Exciting, scary, overwhelming… putting your surrogacy into words that others can understand can be really, really, hard.
Explaining surrogacy to someone who a) already has a child, b) doesn’t really understand infertility or even c) loves you very much, can be really difficult and emotionally demanding. Surrogacy is a process that is really difficult, even for those currently going through it- so explaining it to your friends and family may seem overwhelming if you don’t quite know how to strike up that particular conversation.
Most people are thrilled just about anytime they see a pregnant lady bopping about her daily routine but try explaining that the baby in your belly isn’t actually yours, and you may get a few odd looks. While we firmly believe that no surrogacy actually requires explanation to anyone who isn’t the intended parents or firmly in your corner, many surrogates feel compelled to share their personal journey with others. Which is completely understandable. Here are 5 ways to help best explain what you’re going through to people you really care about.

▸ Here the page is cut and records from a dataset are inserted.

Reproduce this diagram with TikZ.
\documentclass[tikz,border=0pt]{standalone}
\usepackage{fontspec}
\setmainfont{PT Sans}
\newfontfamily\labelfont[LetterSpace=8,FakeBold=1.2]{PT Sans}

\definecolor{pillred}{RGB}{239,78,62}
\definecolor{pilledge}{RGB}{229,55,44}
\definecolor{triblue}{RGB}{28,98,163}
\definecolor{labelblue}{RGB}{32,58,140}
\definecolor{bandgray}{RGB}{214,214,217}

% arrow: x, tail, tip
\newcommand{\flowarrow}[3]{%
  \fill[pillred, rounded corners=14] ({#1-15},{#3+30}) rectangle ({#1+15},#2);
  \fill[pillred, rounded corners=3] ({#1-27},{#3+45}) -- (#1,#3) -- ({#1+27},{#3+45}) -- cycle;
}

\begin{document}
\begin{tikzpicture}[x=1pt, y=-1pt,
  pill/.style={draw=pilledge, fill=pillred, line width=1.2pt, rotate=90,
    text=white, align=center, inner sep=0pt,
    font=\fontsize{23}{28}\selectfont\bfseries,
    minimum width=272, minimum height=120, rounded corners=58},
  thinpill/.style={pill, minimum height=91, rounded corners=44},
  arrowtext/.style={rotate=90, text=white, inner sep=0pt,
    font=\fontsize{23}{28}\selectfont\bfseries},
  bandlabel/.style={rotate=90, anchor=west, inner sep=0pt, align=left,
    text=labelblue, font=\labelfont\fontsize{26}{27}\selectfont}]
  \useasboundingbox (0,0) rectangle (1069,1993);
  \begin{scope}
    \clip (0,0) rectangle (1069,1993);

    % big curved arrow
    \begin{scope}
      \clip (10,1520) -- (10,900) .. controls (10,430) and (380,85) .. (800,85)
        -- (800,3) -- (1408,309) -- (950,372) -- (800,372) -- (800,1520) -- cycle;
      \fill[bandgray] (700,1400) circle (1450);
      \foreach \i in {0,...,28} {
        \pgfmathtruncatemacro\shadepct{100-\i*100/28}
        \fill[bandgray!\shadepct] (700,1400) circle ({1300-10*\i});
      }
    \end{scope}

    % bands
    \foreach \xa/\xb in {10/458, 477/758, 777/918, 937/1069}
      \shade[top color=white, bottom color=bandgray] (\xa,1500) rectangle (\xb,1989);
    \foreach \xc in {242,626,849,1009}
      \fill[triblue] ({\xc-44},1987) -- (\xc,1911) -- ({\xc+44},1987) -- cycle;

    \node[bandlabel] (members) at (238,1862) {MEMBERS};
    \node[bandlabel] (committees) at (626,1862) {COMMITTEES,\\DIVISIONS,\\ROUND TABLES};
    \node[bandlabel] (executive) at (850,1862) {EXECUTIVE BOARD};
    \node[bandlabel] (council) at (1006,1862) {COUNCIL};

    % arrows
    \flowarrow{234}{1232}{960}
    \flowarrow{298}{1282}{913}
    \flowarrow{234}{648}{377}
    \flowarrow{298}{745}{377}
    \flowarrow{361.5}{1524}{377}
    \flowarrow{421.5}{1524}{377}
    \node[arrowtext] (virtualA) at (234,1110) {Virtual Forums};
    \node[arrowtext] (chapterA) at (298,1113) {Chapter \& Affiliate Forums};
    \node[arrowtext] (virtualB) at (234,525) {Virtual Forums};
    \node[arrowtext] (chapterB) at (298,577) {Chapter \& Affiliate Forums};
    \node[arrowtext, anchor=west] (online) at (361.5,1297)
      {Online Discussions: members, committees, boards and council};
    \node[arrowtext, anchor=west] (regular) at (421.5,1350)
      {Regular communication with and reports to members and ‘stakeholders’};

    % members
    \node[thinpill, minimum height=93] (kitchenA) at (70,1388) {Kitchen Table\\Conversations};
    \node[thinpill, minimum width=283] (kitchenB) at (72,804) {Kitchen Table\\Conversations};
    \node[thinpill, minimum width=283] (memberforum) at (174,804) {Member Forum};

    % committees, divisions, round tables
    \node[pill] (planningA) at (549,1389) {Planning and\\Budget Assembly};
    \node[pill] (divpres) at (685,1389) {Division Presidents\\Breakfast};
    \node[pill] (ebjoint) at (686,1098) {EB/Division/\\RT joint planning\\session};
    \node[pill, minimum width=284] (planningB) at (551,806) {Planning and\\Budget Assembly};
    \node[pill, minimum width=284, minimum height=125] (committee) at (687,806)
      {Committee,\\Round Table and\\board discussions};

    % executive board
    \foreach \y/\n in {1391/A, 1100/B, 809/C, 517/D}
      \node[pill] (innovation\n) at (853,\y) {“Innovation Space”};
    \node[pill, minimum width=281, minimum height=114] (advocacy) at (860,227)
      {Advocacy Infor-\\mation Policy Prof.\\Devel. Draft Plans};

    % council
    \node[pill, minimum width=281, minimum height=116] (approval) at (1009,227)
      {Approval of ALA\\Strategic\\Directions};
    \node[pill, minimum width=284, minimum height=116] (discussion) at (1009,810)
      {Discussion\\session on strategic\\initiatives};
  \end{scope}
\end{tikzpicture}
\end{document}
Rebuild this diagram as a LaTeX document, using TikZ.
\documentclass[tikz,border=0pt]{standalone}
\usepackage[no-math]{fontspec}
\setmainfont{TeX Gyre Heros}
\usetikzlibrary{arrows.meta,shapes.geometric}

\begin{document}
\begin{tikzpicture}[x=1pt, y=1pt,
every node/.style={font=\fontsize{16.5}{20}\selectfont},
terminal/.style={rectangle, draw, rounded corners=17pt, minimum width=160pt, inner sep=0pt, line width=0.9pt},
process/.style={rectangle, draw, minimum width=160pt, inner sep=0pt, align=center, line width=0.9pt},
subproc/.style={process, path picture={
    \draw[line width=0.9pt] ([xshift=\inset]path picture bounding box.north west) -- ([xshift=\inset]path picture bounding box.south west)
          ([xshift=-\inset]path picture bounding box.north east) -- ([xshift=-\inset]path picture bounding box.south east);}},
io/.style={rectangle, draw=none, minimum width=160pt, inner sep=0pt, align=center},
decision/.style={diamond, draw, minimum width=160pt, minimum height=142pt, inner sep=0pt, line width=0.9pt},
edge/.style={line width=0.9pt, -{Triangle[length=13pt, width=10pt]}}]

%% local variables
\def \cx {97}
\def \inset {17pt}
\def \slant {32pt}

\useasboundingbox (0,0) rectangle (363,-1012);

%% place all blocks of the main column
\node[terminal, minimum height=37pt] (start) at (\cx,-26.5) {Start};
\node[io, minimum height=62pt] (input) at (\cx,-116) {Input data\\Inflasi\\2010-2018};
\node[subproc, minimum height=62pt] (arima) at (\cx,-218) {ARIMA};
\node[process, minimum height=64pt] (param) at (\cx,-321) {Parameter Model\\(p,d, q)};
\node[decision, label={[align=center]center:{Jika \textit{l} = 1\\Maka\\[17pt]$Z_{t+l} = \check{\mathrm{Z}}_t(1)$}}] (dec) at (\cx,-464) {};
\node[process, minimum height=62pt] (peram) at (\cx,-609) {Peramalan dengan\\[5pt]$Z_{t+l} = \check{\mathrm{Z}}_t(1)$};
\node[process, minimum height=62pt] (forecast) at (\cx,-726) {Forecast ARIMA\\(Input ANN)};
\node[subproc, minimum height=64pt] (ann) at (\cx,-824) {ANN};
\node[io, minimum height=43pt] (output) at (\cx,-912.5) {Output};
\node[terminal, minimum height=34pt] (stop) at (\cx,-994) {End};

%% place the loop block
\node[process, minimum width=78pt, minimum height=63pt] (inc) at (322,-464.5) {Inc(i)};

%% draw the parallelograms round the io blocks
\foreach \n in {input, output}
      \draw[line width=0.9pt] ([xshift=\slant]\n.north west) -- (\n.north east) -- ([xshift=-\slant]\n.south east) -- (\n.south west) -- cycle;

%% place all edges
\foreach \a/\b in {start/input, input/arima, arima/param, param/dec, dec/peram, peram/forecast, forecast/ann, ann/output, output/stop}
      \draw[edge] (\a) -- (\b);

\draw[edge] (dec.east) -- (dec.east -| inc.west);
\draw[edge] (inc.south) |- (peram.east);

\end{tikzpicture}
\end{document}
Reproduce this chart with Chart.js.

5 Tips to Explain Your Surogacy
Remember- You don’t owe anyone an explanation
You don’t have to disclose to every Tina, Jan, and Harriet that your pregnant with another couple’s baby. Sometimes just taking the compliment that there are people in the world who are happy to see a healthy, pregnant woman is good enough. If it’s a casual interaction, you don’t have to get personal if you don’t want to or feel like you lack the emotional energy to do so. This journey belongs to you and the intended parents alone.
Ignorance isn’t always bliss
Sometimes people can seem callous or insensitive purely because they don’t actually understand how surrogacy works. Despite its growing popularity and acceptance, surrogacy went undiscussed openly for a very long time. Taking the time to educate people on the process and on the real world devastations of infertility can occasionally help them become more comfortable with the situations. Sometimes, people just have no idea that what they’re saying could be taken as offensive.
Share your story
Remember why you chose to become a surrogate in the first place. Helping to bring new life into the world is something really special that (obviously) not all people are able to do. Take pride in knowing that you are bringing joy into the lives of others and are in charge of a child’s wellbeing. Don’t be afraid to share your good news! People that love and support you will be able to have kind and open conversations about your choice. Few people are able to look at surrogacy from a surrogate’s point of view! So, they may have a ton of questions. Always be an advocate for yourself and your cause, but if the situation gets too tough, or too personal, never hesitate to put an abrupt end to the conversation.
Set boundaries early
It’s perfectly okay to tell people that you’re uncomfortable answering certain questions. Saying something like “I don’t feel like that’s appropriate to discuss” or “I’m not comfortable talking about that” are both really acceptable ways to set the boundaries on a conversation. If you’re feeling uncomfortable, or someone continues to press you for information after you’ve clearly told them you’d rather not, walk away. Just because you’ve chosen to be a surrogate doesn’t mean that you have to put your wellbeing on the line to satisfy another’s curiosity.
Take care of yourself, and the baby, first
Ultimately, what matters right now is the health and safety of yourself and the baby. Do the things that make you happy and enrich your own life. People will always judge- even if they mean well. Don’t forget how wonderful you are and how grateful the parents of the child will be. Infertility is a very hard situation to deal with (which could even cause depression among other feelings) and just like any other healthcare provider, you are putting your life on hold to improve another’s. If you feel burnt out or alone, try contacting your agency or setting up an appointment to talk to the people involved in your process. Remember that you have a support team and lean on them if need be.
The journey of surrogacy is something that is exceptionally special and very personal. So it can oftentimes be difficult to not only be able to explain what it’s like, but also hard for others to understand. Just remember that in the end- this journey is about the health and happiness of the child, and it belongs to you and the intended parents alone.